I didn't get a chance to do this portion of what I'd planned due to time. 

Okay, now, as if that wasn’t different enough. I’m going to play some music...
One of the most powerful ways I've engaged the drama of this parable is through a musical interpretation by the late Keith Green. It may not speak to all of us but, it has meant so much to so many people. I’m going to play just the last half of the song, picking up the story after the son has spent all his inheritance.

Again, as I play this, there is no pressure... Just enjoy the music if you find it enjoyable, the words are printed on the sheet. You may continue to write or draw or reflect as you feel led, Or just tune it out and bask in th reality of God's ridiculous gift of love joy and desire to party with us, penetentes.
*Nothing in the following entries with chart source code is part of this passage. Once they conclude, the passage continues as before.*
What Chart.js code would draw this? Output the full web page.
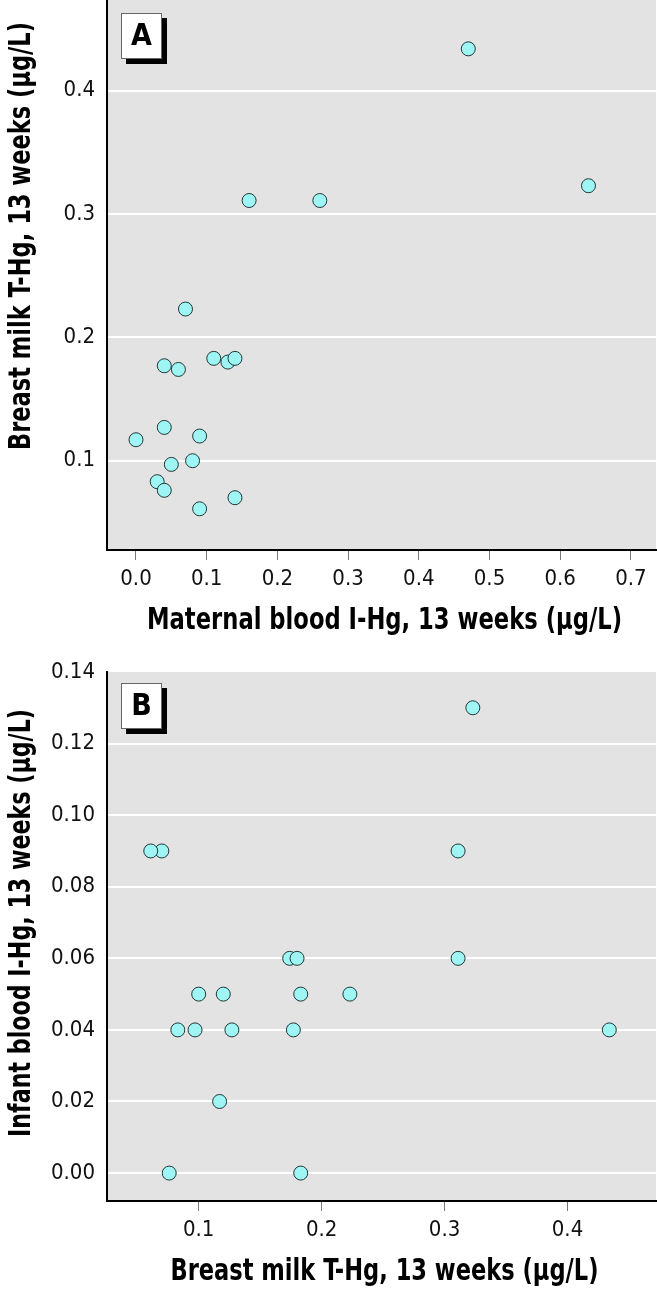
<!DOCTYPE html>
<html>
<head>
<meta charset="utf-8">
<script src="https://cdn.jsdelivr.net/npm/chart.js@4.4.1/dist/chart.umd.min.js"></script>
<style>
  body { margin: 0; background: #fff; }
  canvas { display: block; }
</style>
</head>
<body>
<canvas id="panelA" width="657" height="650"></canvas>
<canvas id="panelB" width="657" height="650"></canvas>
<script>
// one entry per mother/infant pair, all at 13 weeks (ug/L)
const maternalBloodIHg = [0.47, 0.64, 0.16, 0.26, 0.07, 0.04, 0.06, 0.11, 0.13, 0.14, 0.00, 0.04, 0.09, 0.05, 0.08, 0.03, 0.04, 0.14, 0.09];
const breastMilkTHg    = [0.434, 0.323, 0.311, 0.311, 0.223, 0.177, 0.174, 0.183, 0.180, 0.183, 0.117, 0.127, 0.120, 0.097, 0.100, 0.083, 0.076, 0.070, 0.061];
const infantBloodIHg   = [0.04, 0.13, 0.09, 0.06, 0.05, 0.04, 0.06, 0.05, 0.06, 0.00, 0.02, 0.04, 0.05, 0.04, 0.05, 0.04, 0.00, 0.09, 0.09];

// tick values and their labels
const ticksAx = [0, 0.1, 0.2, 0.3, 0.4, 0.5, 0.6, 0.7];
const labelsAx = ['0.0', '0.1', '0.2', '0.3', '0.4', '0.5', '0.6', '0.7'];
const ticksAy = [0.1, 0.2, 0.3, 0.4];
const labelsAy = ['0.1', '0.2', '0.3', '0.4'];
const ticksBx = [0.1, 0.2, 0.3, 0.4];
const labelsBx = ['0.1', '0.2', '0.3', '0.4'];
const ticksBy = [0, 0.02, 0.04, 0.06, 0.08, 0.10, 0.12, 0.14];
const labelsBy = ['0.00', '0.02', '0.04', '0.06', '0.08', '0.10', '0.12', '0.14'];

const FONT = "'Liberation Sans Narrow', 'DejaVu Sans Condensed', 'Arial Narrow', sans-serif";
Chart.defaults.font.family = FONT;
Chart.defaults.color = '#111';

const plotBg = {
  id: 'plotBg',
  beforeDraw(chart) {
    const a = chart.chartArea, c = chart.ctx;
    c.save();
    c.fillStyle = '#e3e3e3';
    c.fillRect(a.left, a.top, a.right - a.left, a.bottom - a.top);
    c.restore();
  }
};

// panel letter box + axis titles (squeezed to the narrow face of the original)
const decor = {
  id: 'decor',
  afterDraw(chart, args, o) {
    const a = chart.chartArea, c = chart.ctx;
    c.save();
    const bx = a.left + 14, by = a.top + o.boxTop, bw = 41, bh = 46;
    c.fillStyle = '#000';
    c.fillRect(bx + 5, by + 5, bw, bh);
    c.fillStyle = '#fff';
    c.fillRect(bx, by, bw, bh);
    c.strokeStyle = '#666';
    c.lineWidth = 1;
    c.strokeRect(bx + 0.5, by + 0.5, bw - 1, bh - 1);
    c.fillStyle = '#000';
    c.font = 'bold 30px ' + FONT;
    c.textAlign = 'center';
    c.textBaseline = 'middle';
    c.fillText(o.letter, bx + bw / 2, by + bh / 2 + 1, 24);
    c.fillText(o.xTitle, (a.left + a.right) / 2 + 3, a.bottom + 71, o.xTitleW);
    c.translate(22, o.titleY);
    c.rotate(-Math.PI / 2);
    c.fillText(o.yTitle, 0, 0, 428);
    c.restore();
  }
};

function makePanel(id, cfg) {
  const pts = cfg.xs.map((x, i) => ({ x: x, y: cfg.ys[i] }));
  return new Chart(document.getElementById(id), {
    type: 'scatter',
    data: {
      datasets: [{
        data: pts,
        pointRadius: 7,
        pointHoverRadius: 7,
        backgroundColor: '#9ff4f4',
        borderColor: '#203838',
        borderWidth: 1
      }]
    },
    options: {
      responsive: false,
      animation: false,
      events: [],
      layout: { autoPadding: false, padding: { top: cfg.padTop, right: 1, left: 0, bottom: 0 } },
      plugins: {
        legend: { display: false },
        tooltip: { enabled: false },
        decor: {
          letter: cfg.letter, xTitle: cfg.xTitle, xTitleW: cfg.xTitleW,
          yTitle: cfg.yTitle, titleY: cfg.titleY, boxTop: cfg.boxTop
        }
      },
      scales: {
        x: {
          type: 'linear',
          min: cfg.xMin, max: cfg.xMax,
          afterBuildTicks: s => { s.ticks = cfg.xTicks.map(v => ({ value: v })); },
          afterFit: s => { s.height = cfg.xAxisH; s.paddingLeft = 0; s.paddingRight = 0; },
          ticks: {
            font: { size: 22 },
            padding: 6,
            maxRotation: 0,
            callback: v => cfg.xLabels[cfg.xTicks.findIndex(t => Math.abs(t - v) < 1e-9)]
          },
          grid: { drawOnChartArea: false, drawTicks: true, tickLength: 10, tickColor: '#777', tickWidth: 1 },
          border: { display: true, color: '#000', width: 2 }
        },
        y: {
          type: 'linear',
          min: cfg.yMin, max: cfg.yMax,
          afterBuildTicks: s => { s.ticks = cfg.yTicks.map(v => ({ value: v })); },
          afterFit: s => { s.width = 107; s.paddingTop = 0; s.paddingBottom = 0; },
          ticks: {
            font: { size: 22 },
            padding: 12,
            callback: v => cfg.yLabels[cfg.yTicks.findIndex(t => Math.abs(t - v) < 1e-9)]
          },
          grid: {
            drawTicks: false,
            lineWidth: 2,
            color: c => (c.tick && Math.abs(c.tick.value - cfg.yMax) < 1e-9) ? 'rgba(0,0,0,0)' : '#fff'
          },
          border: { display: true, color: '#000', width: 2 }
        }
      }
    },
    plugins: [plotBg, decor]
  });
}

makePanel('panelA', {
  xs: maternalBloodIHg, ys: breastMilkTHg,
  xMin: -0.041, xMax: 0.7355, yMin: 0.0276, yMax: 0.4736,
  xTicks: ticksAx, xLabels: labelsAx, yTicks: ticksAy, yLabels: labelsAy,
  xTitle: 'Maternal blood I-Hg, 13 weeks (\u03bcg/L)', xTitleW: 475,
  yTitle: 'Breast milk T-Hg, 13 weeks (\u03bcg/L)',
  letter: 'A', padTop: 0, xAxisH: 100, titleY: 236, boxTop: 13
});

makePanel('panelB', {
  xs: breastMilkTHg, ys: infantBloodIHg,
  xMin: 0.0254, xMax: 0.472, yMin: -0.0078, yMax: 0.14,
  xTicks: ticksBx, xLabels: labelsBx, yTicks: ticksBy, yLabels: labelsBy,
  xTitle: 'Breast milk T-Hg, 13 weeks (\u03bcg/L)', xTitleW: 428,
  yTitle: 'Infant blood I-Hg, 13 weeks (\u03bcg/L)',
  letter: 'B', padTop: 22, xAxisH: 99, titleY: 273, boxTop: 11
});
</script>
</body>
</html>
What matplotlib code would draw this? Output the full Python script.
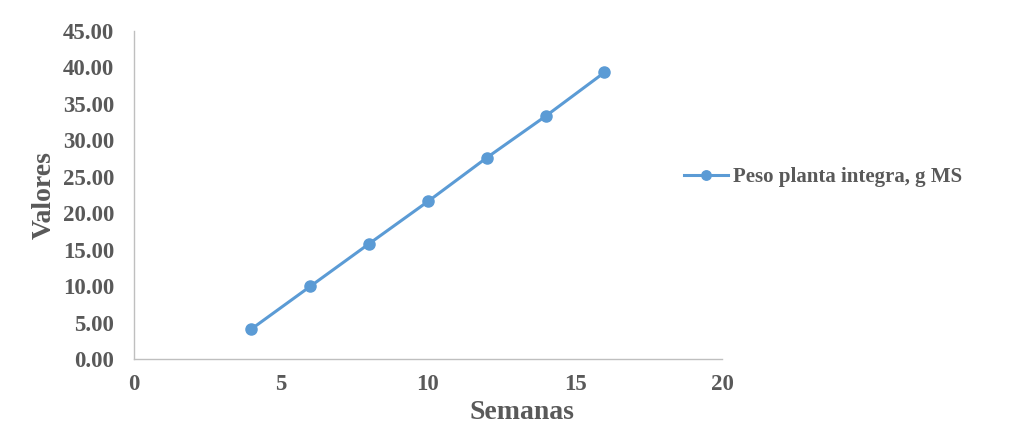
import matplotlib.pyplot as plt
from matplotlib.ticker import FormatStrFormatter

semanas = [4, 6, 8, 10, 12, 14, 16]
peso = [4.1, 9.95, 15.8, 21.6, 27.6, 33.3, 39.3]
serie = 'Peso planta integra, g MS'

grey = '#595959'
azul = '#5B9BD5'
plt.rcParams['font.family'] = ['Liberation Serif', 'DejaVu Serif']

fig = plt.figure(figsize=(10.2, 4.41), dpi=100)
ax = fig.add_axes([0.131, 0.186, 0.577, 0.744])

ax.plot(semanas, peso, color=azul, lw=2.2, marker='o', ms=8, label=serie)

ax.set_xlim(0, 20)
ax.set_ylim(0, 45)
ax.set_xticks([0, 5, 10, 15, 20])
ax.set_yticks(range(0, 46, 5))
ax.yaxis.set_major_formatter(FormatStrFormatter('%.2f'))

for s in ['top', 'right']:
    ax.spines[s].set_visible(False)
for s in ['left', 'bottom']:
    ax.spines[s].set_color('#BFBFBF')
    ax.spines[s].set_linewidth(1.0)

ax.tick_params(length=0, labelsize=16.5, colors=grey)
ax.tick_params(axis='y', pad=14)
ax.tick_params(axis='x', pad=11)
for t in ax.get_xticklabels() + ax.get_yticklabels():
    t.set_fontweight('bold')

ax.set_xlabel('Semanas', fontsize=20, fontweight='bold', color=grey)
ax.xaxis.set_label_coords(0.66, -0.125)
ax.set_ylabel('Valores', fontsize=20, fontweight='bold', color=grey)
ax.yaxis.set_label_coords(-0.13, 0.5)

leg = ax.legend(loc='center left', bbox_to_anchor=(0.935, 0.555), frameon=False,
                borderaxespad=0, borderpad=0, markerscale=0.85,
                prop={'size': 15, 'weight': 'bold'}, handlelength=2.1, handletextpad=0.25)
for t in leg.get_texts():
    t.set_color(grey)

fig.savefig('out.png', dpi=100)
Keith green, Prodigal Son Suite (was only going to play from 6:15 on--lyrics below to that section--but whole song is awesome):

I finally found some employment, feeding pigs on a farm, I wasn't treated to kindly, lo! I had to sleep in the barn, I had to eat with the swine, The bread I ate was like stone, It didn't take too much time until, I was dreaming of home. Oh, the servants there are better fed, If I could only have what my father gives them, I would truly need nothing more. Oh, I will go and say to him, I'm no longer worthy to be in your family, Will you take me as your servant, and let me live with them. It didn't take too long to pack my things, I left with only what I wore, And I prayed that I still had a home. I was near home, in sight of the house, My father just stared, dropped open his mouth, He ran up the road, and fell to my feet, and cried, and cried... "Father I've sinned, Heaven ashamed, I'm no longer worthy to wear your name, I've learned that my home is right where you are, Oh Father, take me in." "Bring the best robe, put it on my son, Shoes for his feet, hurry put them on, This is my son who I thought had died, Prepare a feast for my son's alive, I've prayed and prayed, never heard a sound, My son was lost, oh thank you God he's found, My son was dead and he's now alive, Prepare a feast for my son's alive, My son was dead, My son was lost, My son's returned in the hands of God."